* EXCERPTED RECORDS:
******
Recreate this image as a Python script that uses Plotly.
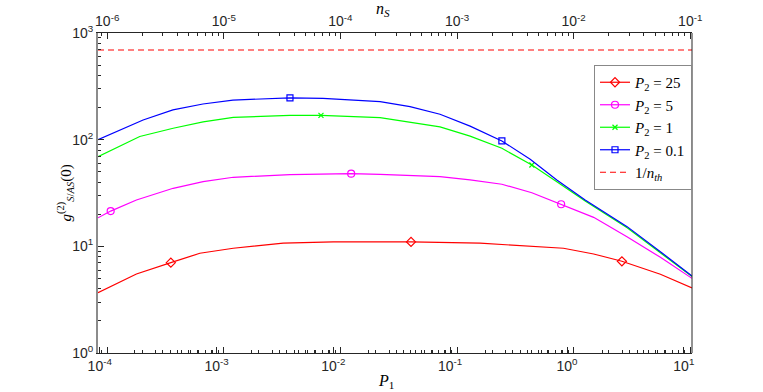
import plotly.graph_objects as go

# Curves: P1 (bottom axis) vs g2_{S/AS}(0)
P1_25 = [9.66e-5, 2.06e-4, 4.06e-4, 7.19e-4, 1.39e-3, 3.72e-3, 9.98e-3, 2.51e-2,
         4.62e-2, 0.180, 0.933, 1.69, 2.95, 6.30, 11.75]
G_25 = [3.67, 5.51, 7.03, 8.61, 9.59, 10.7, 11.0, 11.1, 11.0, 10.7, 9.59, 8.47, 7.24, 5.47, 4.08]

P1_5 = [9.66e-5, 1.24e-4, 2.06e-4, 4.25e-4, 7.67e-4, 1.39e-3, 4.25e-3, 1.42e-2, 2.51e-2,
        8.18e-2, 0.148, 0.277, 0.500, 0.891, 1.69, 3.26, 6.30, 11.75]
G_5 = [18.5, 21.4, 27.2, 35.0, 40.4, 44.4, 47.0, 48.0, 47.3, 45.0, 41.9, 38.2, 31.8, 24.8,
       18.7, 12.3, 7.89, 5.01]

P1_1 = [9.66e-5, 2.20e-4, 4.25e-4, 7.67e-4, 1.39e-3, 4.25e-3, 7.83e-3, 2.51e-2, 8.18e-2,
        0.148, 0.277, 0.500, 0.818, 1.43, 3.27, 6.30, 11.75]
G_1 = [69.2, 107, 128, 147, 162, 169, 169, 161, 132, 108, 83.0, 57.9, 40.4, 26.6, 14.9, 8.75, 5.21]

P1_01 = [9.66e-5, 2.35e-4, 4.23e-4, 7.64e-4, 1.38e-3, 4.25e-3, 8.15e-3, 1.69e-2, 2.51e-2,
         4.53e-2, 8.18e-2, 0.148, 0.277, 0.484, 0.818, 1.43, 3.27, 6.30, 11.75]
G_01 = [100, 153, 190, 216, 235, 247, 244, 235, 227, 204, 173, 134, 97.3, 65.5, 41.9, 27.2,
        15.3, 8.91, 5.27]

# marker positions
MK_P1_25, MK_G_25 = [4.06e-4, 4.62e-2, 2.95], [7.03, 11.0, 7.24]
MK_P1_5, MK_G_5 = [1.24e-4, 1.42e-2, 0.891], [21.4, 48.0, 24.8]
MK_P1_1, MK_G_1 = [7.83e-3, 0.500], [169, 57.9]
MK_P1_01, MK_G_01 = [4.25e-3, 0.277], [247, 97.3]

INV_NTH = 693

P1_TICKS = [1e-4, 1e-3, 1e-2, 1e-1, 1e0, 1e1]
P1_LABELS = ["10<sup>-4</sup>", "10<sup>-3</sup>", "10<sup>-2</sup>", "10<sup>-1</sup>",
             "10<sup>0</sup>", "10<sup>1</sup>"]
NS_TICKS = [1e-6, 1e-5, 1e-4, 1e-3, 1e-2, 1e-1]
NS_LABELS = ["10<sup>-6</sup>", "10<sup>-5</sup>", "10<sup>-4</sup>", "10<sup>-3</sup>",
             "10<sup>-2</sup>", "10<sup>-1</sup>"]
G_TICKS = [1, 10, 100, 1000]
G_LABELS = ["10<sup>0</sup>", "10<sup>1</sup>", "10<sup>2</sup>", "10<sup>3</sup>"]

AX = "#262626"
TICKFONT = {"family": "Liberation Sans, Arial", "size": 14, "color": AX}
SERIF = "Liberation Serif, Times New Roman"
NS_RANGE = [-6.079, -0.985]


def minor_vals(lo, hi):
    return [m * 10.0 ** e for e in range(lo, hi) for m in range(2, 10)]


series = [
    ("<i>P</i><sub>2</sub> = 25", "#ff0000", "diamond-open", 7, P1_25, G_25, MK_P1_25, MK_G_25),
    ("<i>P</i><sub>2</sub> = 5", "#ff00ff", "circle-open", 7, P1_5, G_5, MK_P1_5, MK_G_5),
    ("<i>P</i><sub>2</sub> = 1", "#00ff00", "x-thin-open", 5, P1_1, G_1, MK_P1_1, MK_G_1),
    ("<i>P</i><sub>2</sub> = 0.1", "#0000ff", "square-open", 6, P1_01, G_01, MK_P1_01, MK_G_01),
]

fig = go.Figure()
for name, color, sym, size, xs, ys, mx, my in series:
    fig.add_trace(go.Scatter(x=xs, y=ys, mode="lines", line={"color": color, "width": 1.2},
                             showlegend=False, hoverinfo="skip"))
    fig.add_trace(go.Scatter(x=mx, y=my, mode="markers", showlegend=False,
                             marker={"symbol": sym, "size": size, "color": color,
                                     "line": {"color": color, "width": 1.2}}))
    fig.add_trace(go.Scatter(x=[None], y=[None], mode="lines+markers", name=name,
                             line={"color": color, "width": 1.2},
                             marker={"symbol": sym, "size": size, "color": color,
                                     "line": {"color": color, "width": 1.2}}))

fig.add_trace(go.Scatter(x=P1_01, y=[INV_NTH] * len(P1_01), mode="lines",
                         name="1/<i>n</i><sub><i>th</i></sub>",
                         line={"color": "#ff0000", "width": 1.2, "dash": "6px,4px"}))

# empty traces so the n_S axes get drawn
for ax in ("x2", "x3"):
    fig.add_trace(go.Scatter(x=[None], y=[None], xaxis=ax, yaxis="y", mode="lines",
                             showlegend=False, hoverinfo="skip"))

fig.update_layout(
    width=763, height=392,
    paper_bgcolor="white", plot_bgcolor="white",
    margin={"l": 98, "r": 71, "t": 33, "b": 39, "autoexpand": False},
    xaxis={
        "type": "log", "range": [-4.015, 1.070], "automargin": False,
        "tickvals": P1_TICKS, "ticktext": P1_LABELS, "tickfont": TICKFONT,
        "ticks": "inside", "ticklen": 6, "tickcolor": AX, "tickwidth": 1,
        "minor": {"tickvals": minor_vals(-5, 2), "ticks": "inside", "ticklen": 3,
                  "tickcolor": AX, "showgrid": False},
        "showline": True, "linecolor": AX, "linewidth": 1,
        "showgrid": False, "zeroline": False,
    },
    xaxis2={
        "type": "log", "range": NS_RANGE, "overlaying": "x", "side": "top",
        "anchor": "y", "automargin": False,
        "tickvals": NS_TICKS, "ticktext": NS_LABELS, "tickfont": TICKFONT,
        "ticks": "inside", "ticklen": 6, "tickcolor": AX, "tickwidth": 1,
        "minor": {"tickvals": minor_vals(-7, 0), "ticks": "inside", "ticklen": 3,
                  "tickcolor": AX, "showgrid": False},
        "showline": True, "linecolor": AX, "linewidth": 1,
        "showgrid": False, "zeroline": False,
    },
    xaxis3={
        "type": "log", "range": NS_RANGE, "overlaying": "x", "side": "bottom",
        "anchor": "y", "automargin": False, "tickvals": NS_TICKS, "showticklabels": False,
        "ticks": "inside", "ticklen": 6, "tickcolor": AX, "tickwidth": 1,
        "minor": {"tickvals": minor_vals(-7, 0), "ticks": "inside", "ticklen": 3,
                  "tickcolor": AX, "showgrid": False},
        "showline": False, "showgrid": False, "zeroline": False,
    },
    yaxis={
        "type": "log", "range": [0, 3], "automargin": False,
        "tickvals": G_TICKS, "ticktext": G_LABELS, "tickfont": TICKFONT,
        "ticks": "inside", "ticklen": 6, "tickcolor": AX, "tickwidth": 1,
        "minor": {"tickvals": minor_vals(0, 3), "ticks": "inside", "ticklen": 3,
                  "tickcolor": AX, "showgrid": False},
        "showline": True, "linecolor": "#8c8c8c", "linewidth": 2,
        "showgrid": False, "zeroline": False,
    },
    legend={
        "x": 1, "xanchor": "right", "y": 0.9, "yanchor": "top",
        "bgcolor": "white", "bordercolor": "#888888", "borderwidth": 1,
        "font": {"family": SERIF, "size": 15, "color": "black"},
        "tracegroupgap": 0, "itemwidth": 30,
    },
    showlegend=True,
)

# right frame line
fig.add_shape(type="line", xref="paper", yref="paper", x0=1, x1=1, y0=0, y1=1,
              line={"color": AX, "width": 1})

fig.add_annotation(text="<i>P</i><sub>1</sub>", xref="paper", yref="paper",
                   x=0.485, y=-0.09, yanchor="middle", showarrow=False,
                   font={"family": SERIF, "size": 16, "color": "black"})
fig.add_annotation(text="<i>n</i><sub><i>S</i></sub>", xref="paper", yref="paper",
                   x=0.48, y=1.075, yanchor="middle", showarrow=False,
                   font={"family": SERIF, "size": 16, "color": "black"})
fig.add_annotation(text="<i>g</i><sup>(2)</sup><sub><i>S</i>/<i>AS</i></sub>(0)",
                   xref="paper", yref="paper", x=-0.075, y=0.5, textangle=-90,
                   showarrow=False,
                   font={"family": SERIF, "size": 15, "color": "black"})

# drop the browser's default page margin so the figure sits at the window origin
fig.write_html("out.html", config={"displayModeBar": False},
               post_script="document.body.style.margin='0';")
******
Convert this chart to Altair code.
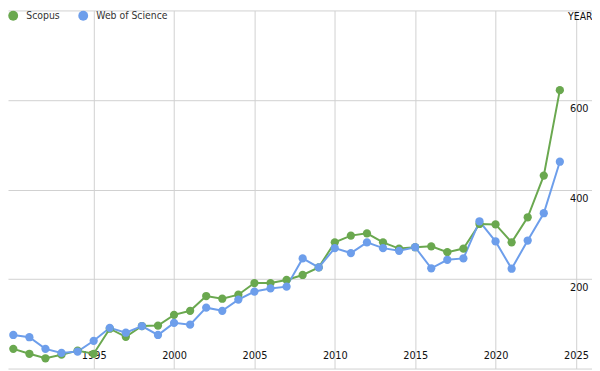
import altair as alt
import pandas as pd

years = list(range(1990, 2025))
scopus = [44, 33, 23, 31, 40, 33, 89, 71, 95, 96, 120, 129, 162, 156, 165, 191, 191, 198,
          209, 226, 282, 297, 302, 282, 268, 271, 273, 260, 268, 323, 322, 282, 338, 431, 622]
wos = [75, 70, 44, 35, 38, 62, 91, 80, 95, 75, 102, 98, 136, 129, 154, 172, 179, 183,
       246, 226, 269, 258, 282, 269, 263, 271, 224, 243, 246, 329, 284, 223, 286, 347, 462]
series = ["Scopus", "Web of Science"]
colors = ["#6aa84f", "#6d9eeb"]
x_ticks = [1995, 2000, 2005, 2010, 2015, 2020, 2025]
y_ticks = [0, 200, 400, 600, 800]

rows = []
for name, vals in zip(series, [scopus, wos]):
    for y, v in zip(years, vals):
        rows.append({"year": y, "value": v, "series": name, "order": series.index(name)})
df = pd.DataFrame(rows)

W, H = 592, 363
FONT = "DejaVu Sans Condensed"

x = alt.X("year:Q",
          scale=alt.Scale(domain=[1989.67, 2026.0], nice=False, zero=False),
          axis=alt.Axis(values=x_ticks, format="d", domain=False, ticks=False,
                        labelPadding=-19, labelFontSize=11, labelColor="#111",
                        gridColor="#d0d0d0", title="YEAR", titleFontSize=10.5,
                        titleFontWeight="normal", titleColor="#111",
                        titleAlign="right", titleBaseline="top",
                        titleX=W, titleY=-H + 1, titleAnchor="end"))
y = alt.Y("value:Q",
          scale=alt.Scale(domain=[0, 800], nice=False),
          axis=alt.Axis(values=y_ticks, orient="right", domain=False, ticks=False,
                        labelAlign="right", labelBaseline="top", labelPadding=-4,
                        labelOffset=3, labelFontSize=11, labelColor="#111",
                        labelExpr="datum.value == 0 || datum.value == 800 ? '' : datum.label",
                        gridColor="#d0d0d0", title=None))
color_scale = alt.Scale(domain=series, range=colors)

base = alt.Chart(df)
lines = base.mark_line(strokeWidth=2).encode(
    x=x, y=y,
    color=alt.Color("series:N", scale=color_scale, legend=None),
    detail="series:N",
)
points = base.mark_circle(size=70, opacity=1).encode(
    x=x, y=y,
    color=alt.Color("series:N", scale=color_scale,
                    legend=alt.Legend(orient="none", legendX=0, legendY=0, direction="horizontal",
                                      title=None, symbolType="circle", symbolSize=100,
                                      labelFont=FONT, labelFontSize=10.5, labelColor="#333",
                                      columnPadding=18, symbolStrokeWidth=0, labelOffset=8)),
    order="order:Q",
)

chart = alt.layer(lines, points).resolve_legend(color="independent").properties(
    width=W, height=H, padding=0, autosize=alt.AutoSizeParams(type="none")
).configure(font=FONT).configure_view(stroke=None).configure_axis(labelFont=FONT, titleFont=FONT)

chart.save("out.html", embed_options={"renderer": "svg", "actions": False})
******
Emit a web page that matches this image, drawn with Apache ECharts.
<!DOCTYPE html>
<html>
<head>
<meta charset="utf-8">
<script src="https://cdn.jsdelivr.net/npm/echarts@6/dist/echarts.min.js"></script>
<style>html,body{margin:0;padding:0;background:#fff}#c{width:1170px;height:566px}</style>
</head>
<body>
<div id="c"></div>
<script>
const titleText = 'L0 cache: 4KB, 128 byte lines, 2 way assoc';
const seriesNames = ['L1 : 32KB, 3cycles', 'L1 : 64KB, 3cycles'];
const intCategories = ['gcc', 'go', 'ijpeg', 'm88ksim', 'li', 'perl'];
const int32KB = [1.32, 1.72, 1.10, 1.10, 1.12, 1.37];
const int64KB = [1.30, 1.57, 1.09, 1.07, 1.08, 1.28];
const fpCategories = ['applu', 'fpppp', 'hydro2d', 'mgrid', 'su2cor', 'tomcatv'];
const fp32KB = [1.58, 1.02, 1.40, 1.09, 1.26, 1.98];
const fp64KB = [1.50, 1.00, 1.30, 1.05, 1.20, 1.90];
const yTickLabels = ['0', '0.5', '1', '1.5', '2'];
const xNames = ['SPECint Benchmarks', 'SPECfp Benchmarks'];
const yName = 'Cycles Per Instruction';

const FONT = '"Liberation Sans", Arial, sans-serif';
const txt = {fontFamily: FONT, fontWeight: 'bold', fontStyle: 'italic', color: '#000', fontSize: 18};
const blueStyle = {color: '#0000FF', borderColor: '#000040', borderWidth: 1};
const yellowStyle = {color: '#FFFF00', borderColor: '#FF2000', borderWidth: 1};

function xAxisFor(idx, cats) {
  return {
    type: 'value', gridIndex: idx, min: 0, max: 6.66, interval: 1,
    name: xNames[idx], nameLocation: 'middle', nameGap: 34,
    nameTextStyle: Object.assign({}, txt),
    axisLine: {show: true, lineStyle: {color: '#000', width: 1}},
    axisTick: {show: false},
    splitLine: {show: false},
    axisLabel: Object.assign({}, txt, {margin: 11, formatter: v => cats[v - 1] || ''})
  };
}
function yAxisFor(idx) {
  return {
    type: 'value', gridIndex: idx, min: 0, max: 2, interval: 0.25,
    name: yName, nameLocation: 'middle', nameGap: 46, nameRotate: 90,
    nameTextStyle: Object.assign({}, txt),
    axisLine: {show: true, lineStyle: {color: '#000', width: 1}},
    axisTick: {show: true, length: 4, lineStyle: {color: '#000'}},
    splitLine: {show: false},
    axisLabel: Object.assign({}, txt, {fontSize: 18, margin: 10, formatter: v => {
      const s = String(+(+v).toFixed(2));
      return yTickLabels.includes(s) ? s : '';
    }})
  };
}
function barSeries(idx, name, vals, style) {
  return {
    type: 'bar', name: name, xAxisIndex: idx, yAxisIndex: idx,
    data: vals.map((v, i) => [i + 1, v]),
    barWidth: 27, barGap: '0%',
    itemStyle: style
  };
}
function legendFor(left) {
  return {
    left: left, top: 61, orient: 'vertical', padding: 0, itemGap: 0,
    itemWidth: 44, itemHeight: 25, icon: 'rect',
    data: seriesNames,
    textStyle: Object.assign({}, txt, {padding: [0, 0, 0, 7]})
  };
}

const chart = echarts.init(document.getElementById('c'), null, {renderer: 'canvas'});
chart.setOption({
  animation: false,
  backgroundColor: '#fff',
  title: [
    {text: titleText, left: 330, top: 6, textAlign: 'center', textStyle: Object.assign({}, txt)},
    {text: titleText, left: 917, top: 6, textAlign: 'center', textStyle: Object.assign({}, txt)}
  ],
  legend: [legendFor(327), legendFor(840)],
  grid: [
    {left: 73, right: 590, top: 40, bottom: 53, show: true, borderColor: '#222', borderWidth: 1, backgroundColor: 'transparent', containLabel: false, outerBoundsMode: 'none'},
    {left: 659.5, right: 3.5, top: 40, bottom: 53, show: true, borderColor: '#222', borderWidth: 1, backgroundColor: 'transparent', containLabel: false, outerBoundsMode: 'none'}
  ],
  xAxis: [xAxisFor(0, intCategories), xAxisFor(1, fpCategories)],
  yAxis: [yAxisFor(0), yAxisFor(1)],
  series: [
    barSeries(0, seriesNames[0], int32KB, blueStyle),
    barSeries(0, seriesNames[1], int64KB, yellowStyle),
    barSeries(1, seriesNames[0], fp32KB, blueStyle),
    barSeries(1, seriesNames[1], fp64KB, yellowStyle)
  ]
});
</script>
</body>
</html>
******
* WHAT NEEDS TO BE DONE: Leaving out all pictures, set down exactly the lines of the material above, from the line with "Convert this chart to Altair code." to the line with "import pandas as pd" inclusive, and no others.

* TASK SOLUTION:
Convert this chart to Altair code.
import altair as alt
import pandas as pd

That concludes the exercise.